Written exercise: Leave out the pictures and repeat the rest of the material exactly.

-- START --

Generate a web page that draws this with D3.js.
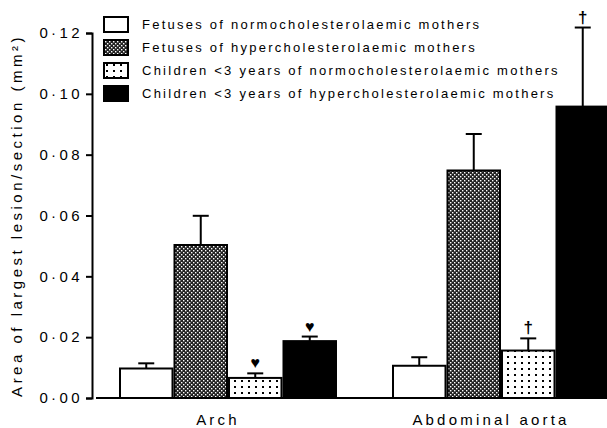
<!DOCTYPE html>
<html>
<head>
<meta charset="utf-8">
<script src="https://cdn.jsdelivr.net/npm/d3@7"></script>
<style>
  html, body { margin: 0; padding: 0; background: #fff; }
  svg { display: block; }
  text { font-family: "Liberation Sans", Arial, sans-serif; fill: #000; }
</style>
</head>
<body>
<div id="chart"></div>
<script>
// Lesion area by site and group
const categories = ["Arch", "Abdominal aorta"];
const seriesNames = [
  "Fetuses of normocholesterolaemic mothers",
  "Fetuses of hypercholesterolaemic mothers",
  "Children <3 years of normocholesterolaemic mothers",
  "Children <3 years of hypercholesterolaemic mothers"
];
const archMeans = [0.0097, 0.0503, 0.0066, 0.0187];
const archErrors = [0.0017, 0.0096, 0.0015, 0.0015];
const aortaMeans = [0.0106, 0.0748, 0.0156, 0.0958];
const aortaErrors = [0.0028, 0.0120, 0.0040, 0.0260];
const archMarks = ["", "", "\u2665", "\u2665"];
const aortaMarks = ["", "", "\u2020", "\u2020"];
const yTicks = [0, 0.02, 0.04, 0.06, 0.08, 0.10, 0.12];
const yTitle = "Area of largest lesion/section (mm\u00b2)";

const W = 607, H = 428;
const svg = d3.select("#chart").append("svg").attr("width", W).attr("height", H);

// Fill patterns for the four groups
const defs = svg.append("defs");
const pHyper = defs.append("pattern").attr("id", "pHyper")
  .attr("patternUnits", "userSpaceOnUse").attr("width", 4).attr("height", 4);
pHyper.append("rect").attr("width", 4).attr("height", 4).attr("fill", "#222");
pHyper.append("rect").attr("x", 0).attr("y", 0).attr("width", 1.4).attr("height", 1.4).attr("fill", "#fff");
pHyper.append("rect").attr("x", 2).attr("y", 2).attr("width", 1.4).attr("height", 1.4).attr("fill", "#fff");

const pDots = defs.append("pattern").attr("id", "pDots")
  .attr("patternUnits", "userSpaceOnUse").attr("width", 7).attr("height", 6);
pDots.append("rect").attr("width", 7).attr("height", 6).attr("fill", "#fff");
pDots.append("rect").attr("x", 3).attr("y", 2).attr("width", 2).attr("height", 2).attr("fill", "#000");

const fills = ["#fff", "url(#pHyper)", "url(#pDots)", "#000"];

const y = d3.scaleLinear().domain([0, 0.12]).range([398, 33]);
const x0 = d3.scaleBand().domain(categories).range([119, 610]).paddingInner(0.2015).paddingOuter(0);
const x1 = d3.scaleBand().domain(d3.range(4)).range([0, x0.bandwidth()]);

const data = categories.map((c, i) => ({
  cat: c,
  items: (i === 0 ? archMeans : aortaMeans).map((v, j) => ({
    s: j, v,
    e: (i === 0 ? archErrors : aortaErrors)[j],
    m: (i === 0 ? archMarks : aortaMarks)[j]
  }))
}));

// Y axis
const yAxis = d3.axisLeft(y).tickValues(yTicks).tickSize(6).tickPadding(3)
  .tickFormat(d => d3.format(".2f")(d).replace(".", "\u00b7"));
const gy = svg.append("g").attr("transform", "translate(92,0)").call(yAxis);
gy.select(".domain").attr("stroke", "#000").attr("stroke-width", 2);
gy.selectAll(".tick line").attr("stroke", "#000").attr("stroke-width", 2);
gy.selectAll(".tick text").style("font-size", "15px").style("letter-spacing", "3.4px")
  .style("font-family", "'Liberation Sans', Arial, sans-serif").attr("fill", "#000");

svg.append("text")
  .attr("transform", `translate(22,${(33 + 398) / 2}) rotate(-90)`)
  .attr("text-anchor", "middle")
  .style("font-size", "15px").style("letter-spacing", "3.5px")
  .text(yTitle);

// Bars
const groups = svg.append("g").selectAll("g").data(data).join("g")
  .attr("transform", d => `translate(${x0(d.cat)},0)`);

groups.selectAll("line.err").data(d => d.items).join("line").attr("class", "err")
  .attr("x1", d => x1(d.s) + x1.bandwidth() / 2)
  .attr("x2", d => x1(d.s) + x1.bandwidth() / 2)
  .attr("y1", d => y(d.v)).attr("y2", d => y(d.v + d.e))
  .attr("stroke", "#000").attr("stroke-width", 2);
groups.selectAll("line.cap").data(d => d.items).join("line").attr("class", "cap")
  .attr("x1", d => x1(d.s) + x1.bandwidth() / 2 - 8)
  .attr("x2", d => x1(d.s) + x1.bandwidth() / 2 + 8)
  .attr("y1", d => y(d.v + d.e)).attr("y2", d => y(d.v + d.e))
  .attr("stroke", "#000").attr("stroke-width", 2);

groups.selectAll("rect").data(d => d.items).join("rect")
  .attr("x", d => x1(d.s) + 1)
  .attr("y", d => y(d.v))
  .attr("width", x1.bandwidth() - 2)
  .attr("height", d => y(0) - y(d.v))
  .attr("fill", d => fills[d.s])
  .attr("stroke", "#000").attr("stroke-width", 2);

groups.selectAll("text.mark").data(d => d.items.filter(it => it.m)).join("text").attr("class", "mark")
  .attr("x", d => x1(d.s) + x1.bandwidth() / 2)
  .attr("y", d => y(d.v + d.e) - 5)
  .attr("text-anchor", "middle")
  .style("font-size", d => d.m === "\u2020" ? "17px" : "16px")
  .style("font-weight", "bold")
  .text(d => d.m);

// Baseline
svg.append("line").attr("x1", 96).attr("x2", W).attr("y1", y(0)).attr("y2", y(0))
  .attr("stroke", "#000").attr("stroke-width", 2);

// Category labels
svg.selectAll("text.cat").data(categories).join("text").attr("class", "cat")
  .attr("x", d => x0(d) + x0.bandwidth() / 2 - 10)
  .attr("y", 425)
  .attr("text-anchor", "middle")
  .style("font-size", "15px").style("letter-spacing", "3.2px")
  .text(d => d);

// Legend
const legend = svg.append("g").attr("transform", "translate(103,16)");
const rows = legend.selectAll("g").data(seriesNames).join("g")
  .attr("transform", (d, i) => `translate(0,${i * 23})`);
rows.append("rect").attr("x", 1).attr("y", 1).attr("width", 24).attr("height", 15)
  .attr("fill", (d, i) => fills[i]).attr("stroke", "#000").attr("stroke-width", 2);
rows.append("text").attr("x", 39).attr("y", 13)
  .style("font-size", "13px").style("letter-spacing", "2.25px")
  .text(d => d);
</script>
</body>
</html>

-- END --

Response to this task:
Generate a web page that draws this with D3.js.
<!DOCTYPE html>
<html>
<head>
<meta charset="utf-8">
<script src="https://cdn.jsdelivr.net/npm/d3@7"></script>
<style>
  html, body { margin: 0; padding: 0; background: #fff; }
  svg { display: block; }
  text { font-family: "Liberation Sans", Arial, sans-serif; fill: #000; }
</style>
</head>
<body>
<div id="chart"></div>
<script>
// Lesion area by site and group
const categories = ["Arch", "Abdominal aorta"];
const seriesNames = [
  "Fetuses of normocholesterolaemic mothers",
  "Fetuses of hypercholesterolaemic mothers",
  "Children <3 years of normocholesterolaemic mothers",
  "Children <3 years of hypercholesterolaemic mothers"
];
const archMeans = [0.0097, 0.0503, 0.0066, 0.0187];
const archErrors = [0.0017, 0.0096, 0.0015, 0.0015];
const aortaMeans = [0.0106, 0.0748, 0.0156, 0.0958];
const aortaErrors = [0.0028, 0.0120, 0.0040, 0.0260];
const archMarks = ["", "", "\u2665", "\u2665"];
const aortaMarks = ["", "", "\u2020", "\u2020"];
const yTicks = [0, 0.02, 0.04, 0.06, 0.08, 0.10, 0.12];
const yTitle = "Area of largest lesion/section (mm\u00b2)";

const W = 607, H = 428;
const svg = d3.select("#chart").append("svg").attr("width", W).attr("height", H);

// Fill patterns for the four groups
const defs = svg.append("defs");
const pHyper = defs.append("pattern").attr("id", "pHyper")
  .attr("patternUnits", "userSpaceOnUse").attr("width", 4).attr("height", 4);
pHyper.append("rect").attr("width", 4).attr("height", 4).attr("fill", "#222");
pHyper.append("rect").attr("x", 0).attr("y", 0).attr("width", 1.4).attr("height", 1.4).attr("fill", "#fff");
pHyper.append("rect").attr("x", 2).attr("y", 2).attr("width", 1.4).attr("height", 1.4).attr("fill", "#fff");

const pDots = defs.append("pattern").attr("id", "pDots")
  .attr("patternUnits", "userSpaceOnUse").attr("width", 7).attr("height", 6);
pDots.append("rect").attr("width", 7).attr("height", 6).attr("fill", "#fff");
pDots.append("rect").attr("x", 3).attr("y", 2).attr("width", 2).attr("height", 2).attr("fill", "#000");

const fills = ["#fff", "url(#pHyper)", "url(#pDots)", "#000"];

const y = d3.scaleLinear().domain([0, 0.12]).range([398, 33]);
const x0 = d3.scaleBand().domain(categories).range([119, 610]).paddingInner(0.2015).paddingOuter(0);
const x1 = d3.scaleBand().domain(d3.range(4)).range([0, x0.bandwidth()]);

const data = categories.map((c, i) => ({
  cat: c,
  items: (i === 0 ? archMeans : aortaMeans).map((v, j) => ({
    s: j, v,
    e: (i === 0 ? archErrors : aortaErrors)[j],
    m: (i === 0 ? archMarks : aortaMarks)[j]
  }))
}));

// Y axis
const yAxis = d3.axisLeft(y).tickValues(yTicks).tickSize(6).tickPadding(3)
  .tickFormat(d => d3.format(".2f")(d).replace(".", "\u00b7"));
const gy = svg.append("g").attr("transform", "translate(92,0)").call(yAxis);
gy.select(".domain").attr("stroke", "#000").attr("stroke-width", 2);
gy.selectAll(".tick line").attr("stroke", "#000").attr("stroke-width", 2);
gy.selectAll(".tick text").style("font-size", "15px").style("letter-spacing", "3.4px")
  .style("font-family", "'Liberation Sans', Arial, sans-serif").attr("fill", "#000");

svg.append("text")
  .attr("transform", `translate(22,${(33 + 398) / 2}) rotate(-90)`)
  .attr("text-anchor", "middle")
  .style("font-size", "15px").style("letter-spacing", "3.5px")
  .text(yTitle);

// Bars
const groups = svg.append("g").selectAll("g").data(data).join("g")
  .attr("transform", d => `translate(${x0(d.cat)},0)`);

groups.selectAll("line.err").data(d => d.items).join("line").attr("class", "err")
  .attr("x1", d => x1(d.s) + x1.bandwidth() / 2)
  .attr("x2", d => x1(d.s) + x1.bandwidth() / 2)
  .attr("y1", d => y(d.v)).attr("y2", d => y(d.v + d.e))
  .attr("stroke", "#000").attr("stroke-width", 2);
groups.selectAll("line.cap").data(d => d.items).join("line").attr("class", "cap")
  .attr("x1", d => x1(d.s) + x1.bandwidth() / 2 - 8)
  .attr("x2", d => x1(d.s) + x1.bandwidth() / 2 + 8)
  .attr("y1", d => y(d.v + d.e)).attr("y2", d => y(d.v + d.e))
  .attr("stroke", "#000").attr("stroke-width", 2);

groups.selectAll("rect").data(d => d.items).join("rect")
  .attr("x", d => x1(d.s) + 1)
  .attr("y", d => y(d.v))
  .attr("width", x1.bandwidth() - 2)
  .attr("height", d => y(0) - y(d.v))
  .attr("fill", d => fills[d.s])
  .attr("stroke", "#000").attr("stroke-width", 2);

groups.selectAll("text.mark").data(d => d.items.filter(it => it.m)).join("text").attr("class", "mark")
  .attr("x", d => x1(d.s) + x1.bandwidth() / 2)
  .attr("y", d => y(d.v + d.e) - 5)
  .attr("text-anchor", "middle")
  .style("font-size", d => d.m === "\u2020" ? "17px" : "16px")
  .style("font-weight", "bold")
  .text(d => d.m);

// Baseline
svg.append("line").attr("x1", 96).attr("x2", W).attr("y1", y(0)).attr("y2", y(0))
  .attr("stroke", "#000").attr("stroke-width", 2);

// Category labels
svg.selectAll("text.cat").data(categories).join("text").attr("class", "cat")
  .attr("x", d => x0(d) + x0.bandwidth() / 2 - 10)
  .attr("y", 425)
  .attr("text-anchor", "middle")
  .style("font-size", "15px").style("letter-spacing", "3.2px")
  .text(d => d);

// Legend
const legend = svg.append("g").attr("transform", "translate(103,16)");
const rows = legend.selectAll("g").data(seriesNames).join("g")
  .attr("transform", (d, i) => `translate(0,${i * 23})`);
rows.append("rect").attr("x", 1).attr("y", 1).attr("width", 24).attr("height", 15)
  .attr("fill", (d, i) => fills[i]).attr("stroke", "#000").attr("stroke-width", 2);
rows.append("text").attr("x", 39).attr("y", 13)
  .style("font-size", "13px").style("letter-spacing", "2.25px")
  .text(d => d);
</script>
</body>
</html>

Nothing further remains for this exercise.